Kinetic study of the thermal crystallization behavior of hydrogenated amorphous silicon prepared by ECRCVD

Hydrogenated amorphous silicon (a-Si:H) thin films were deposited at low temperature by electron cyclotron resonance chemical vapor deposition (ECRCVD). A furnace annealing (FA) treatment was applied to the as-grown thin films to initiate solid-phase crystallization (SPC) in nitrogen atmosphere and oxygen atmosphere. Raman spectroscopy and X-ray diffraction (XRD) were used to investigate the crystallization and grain growth behaviors in the annealed films in N₂. The crystalline fraction of the annealed films can reach ∼80%, and a grain size of up to 17 nm can be obtained from the FA treatment at high temperatures. The surface morphologies and microstructures of annealed films were observed using transmission electron microscopy (TEM). The evolution of crystallization with the nucleation and grain growth processes in the annealed film was described by classical thermal kinetics. The activation energies for the incubation time and grain growth of the ECRCVD film were 3.51 ± 0.09 eV and 2.54 ± 0.13 eV, respectively.
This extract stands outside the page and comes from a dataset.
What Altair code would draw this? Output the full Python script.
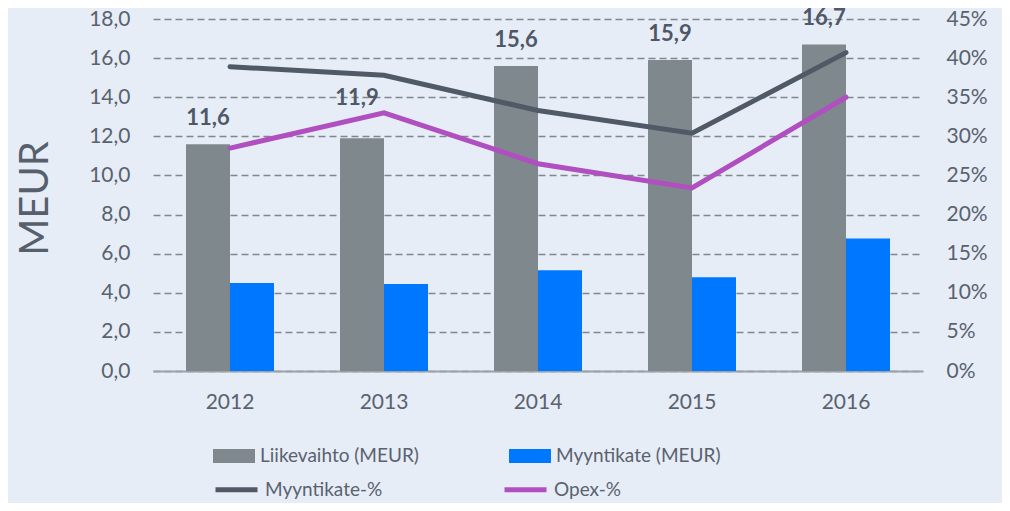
import altair as alt
import pandas as pd

years = ["2012", "2013", "2014", "2015", "2016"]
liikevaihto = [11.6, 11.9, 15.6, 15.9, 16.7]
myyntikate = [4.5, 4.45, 5.15, 4.8, 6.77]
myyntikate_pct = [0.389, 0.378, 0.333, 0.304, 0.407]
opex_pct = [0.285, 0.330, 0.265, 0.234, 0.350]

bar_series = ["Liikevaihto (MEUR)", "Myyntikate (MEUR)"]
line_series = ["Myyntikate-%", "Opex-%"]

FONT = "Lato"
TXT = "#5a626e"
BG = "#e6edf7"

bars_df = pd.DataFrame(
    {"year": years * 2,
     "series": [bar_series[0]] * 5 + [bar_series[1]] * 5,
     "value": liikevaihto + myyntikate}
)
lines_df = pd.DataFrame(
    {"year": years * 2,
     "series": [line_series[0]] * 5 + [line_series[1]] * 5,
     "value": myyntikate_pct + opex_pct}
)
label_df = pd.DataFrame({"year": years, "series": [bar_series[0]] * 5, "value": liikevaihto})

x_enc = alt.X("year:N", sort=years,
              scale=alt.Scale(paddingInner=0.4286, paddingOuter=0.2143),
              axis=alt.Axis(title=None, labelAngle=0, ticks=False, domain=True,
                            domainColor="#9aa1a8", domainWidth=2, labelPadding=20,
                            labelFontSize=21, labelColor=TXT, labelFont=FONT, grid=False))
xoff = alt.XOffset("series:N", scale=alt.Scale(domain=bar_series, paddingInner=0, paddingOuter=0))

y_left = alt.Y("value:Q",
               scale=alt.Scale(domain=[0, 18], nice=False),
               axis=alt.Axis(title="MEUR", values=list(range(0, 19, 2)),
                             labelExpr="replace(format(datum.value, '.1f'), '.', ',')",
                             ticks=False, domain=False, labelPadding=23, labelOverlap=False,
                             labelFontSize=21, labelColor=TXT, labelFont=FONT,
                             grid=True, gridColor="#80878f", gridDash=[7, 4], gridWidth=1.5,
                             titleFontSize=40, titleFontWeight="normal", titleColor="#56606d",
                             titleFont=FONT, titleAngle=-90, titleX=-118, titleY=179,
                             titleAlign="center", titleBaseline="middle"))

bars = alt.Chart(bars_df).mark_bar(size=44).encode(
    x=x_enc,
    xOffset=xoff,
    y=y_left,
    fill=alt.Fill("series:N",
                  scale=alt.Scale(domain=bar_series, range=["#7f888d", "#0077ff"]),
                  legend=alt.Legend(title=None, orient="none", direction="horizontal",
                                    legendX=60, legendY=416, symbolType="M-1,-0.33L1,-0.33L1,0.33L-1,0.33Z",
                                    symbolSize=1764, symbolStrokeWidth=0, labelOffset=5,
                                    columnPadding=90, labelFontSize=19, labelColor=TXT,
                                    labelFont=FONT, labelLimit=400)),
)

label_base = alt.Chart(label_df).encode(
    x=alt.X("year:N", sort=years),
    xOffset=xoff,
    y=y_left,
    text=alt.Text("label:N"),
).transform_calculate(label="replace(format(datum.value, '.1f'), '.', ',')")

label_style = dict(font=FONT, fontSize=22, fontWeight="bold", color="#4f5866", baseline="alphabetic")
labels_main = label_base.transform_filter("datum.year != '2013'").mark_text(dy=-19, **label_style)
labels_raised = label_base.transform_filter("datum.year == '2013'").mark_text(dy=-33, dx=-5, **label_style)

lines = alt.Chart(lines_df).mark_line(strokeWidth=5, strokeCap="round", strokeJoin="miter").encode(
    x=alt.X("year:N", sort=years),
    y=alt.Y("value:Q",
            scale=alt.Scale(domain=[0, 0.45], nice=False),
            axis=alt.Axis(title=None, orient="right", values=[i / 100 for i in range(0, 46, 5)],
                          format=".0%", ticks=False, domain=False, grid=False, labelOverlap=False,
                          labelPadding=23, labelFontSize=21, labelColor=TXT, labelFont=FONT)),
    stroke=alt.Stroke("series:N",
                      scale=alt.Scale(domain=line_series, range=["#505a67", "#b04fc0"]),
                      legend=alt.Legend(title=None, orient="none", direction="horizontal",
                                        legendX=60, legendY=447, symbolType="stroke",
                                        symbolSize=1764, symbolStrokeWidth=5, labelOffset=5,
                                        columnPadding=111, labelFontSize=19, labelColor=TXT,
                                        labelFont=FONT, labelLimit=400)),
)

left = alt.layer(bars, labels_main, labels_raised)
chart = alt.layer(left, lines).resolve_scale(
    y="independent", fill="independent", stroke="independent"
).properties(
    width=770, height=352,
    background=BG,
    padding={"left": 145, "top": 11, "right": 79, "bottom": 132},
    autosize=alt.AutoSizeParams(type="none"),
).configure_view(stroke=None)

chart.save("out.html", embed_options={"renderer": "svg", "actions": False})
The results indicate that the ECRCVD deposited films exhibited more voids which would lead to lower nucleation barrier for crystallization and faster rate for grain growth when compared to other different fabrication methods. This was also the reason for the ease of grain growth. Furthermore, the chemical states of silicon in thermally oxidized a-Si:H films were examined by X-ray photoelectron spectroscopy (XPS). The crystalline fraction of annealed films in oxygen atmosphere is higher than that of film in nitrogen atmosphere due to the Si daggling bonds easily form bonding reaction with O atoms for the amorphous phase in oxygen atmosphere. Overall this study provided not only a better understanding of crystallization kinetics in ECRCVD-grown a-Si:H films in N ₂ vs. O₂ atmosphere but also this investigation provided a good understanding on the enhancing effect of crystallization behavior related to mechanism and characteristics of ECRCVD-grown a-Si:H films being oxidized at high annealing temperatures.